The forces of demand and supply determine coffee prices. As coffee is an export-oriented item, its prices are influenced by global market trends. The global coffee market has been depressed since 1997 with the annual turnover falling from $12 billion to $5 billion in 2003. India cannot escape this phenomenon caused by a serious demand-supply mismatch. To help coffee growers, the government is implementing a debt restructuring (Special Coffee Term Loan) package and offering crop loan at concessional rates. Also, the import duty on certain coffee machinery has been reduced to a 5 per cent to enable the industry improve productivity and quality to become globally competitive.

Without doubt, the MPs' intention to support small growers is laudable.
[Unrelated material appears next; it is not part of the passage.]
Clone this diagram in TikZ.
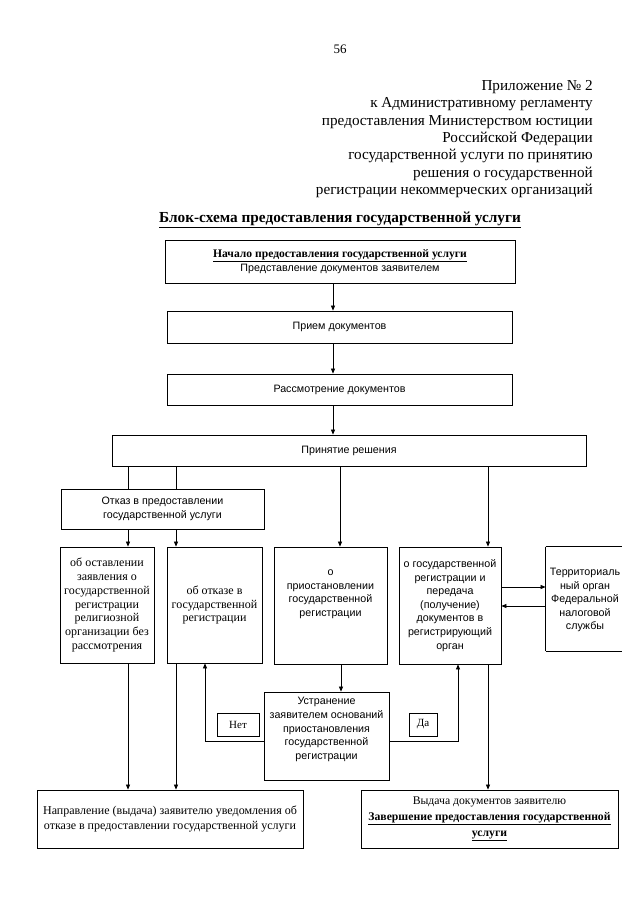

It may be politically expedient but not financially feasible to include all crops under the MSP scheme. Coffee is neither an essential commodity, nor does it impinge upon the country's food security. If the government were to fix MSP for all crops and start purchases, it would turn into a supermarket. Not just coffee, many plantation crops are in a bad shape because of past omissions and commissions. One of the major blunders of the plantation sector is the failure to promote the domestic market. Coffee consumption has stagnated at 65,000-70,000 tonnes, while production has been rising and is now at 300,000 tonnes. No coffee-producing country has the advantage that India enjoys — a large population with a rising disposable income.

The policy-makers and the Coffee Board must assume responsibility for not paying sufficient attention to the domestic market and placing excessive reliance on exports. A change in the global demand pattern in favour of Arabicas means that the product mix should change to this variety whose output is only about 40 per cent compared with Robusta (60 per cent). Last, the report of Parliamentary panel may be somewhat dated. Since early this year, international coffee prices have improved substantially. Even within the country, 13 coffee estates that were closed or locked-out have reopened. Admittedly, the sector is not in the pink of health; it deserves support. What is necessary is to exploit the domestic market potential, infuse investment in production and quality as also make a holistic approach to planning supplies and enhancing demand with a long-term perspective.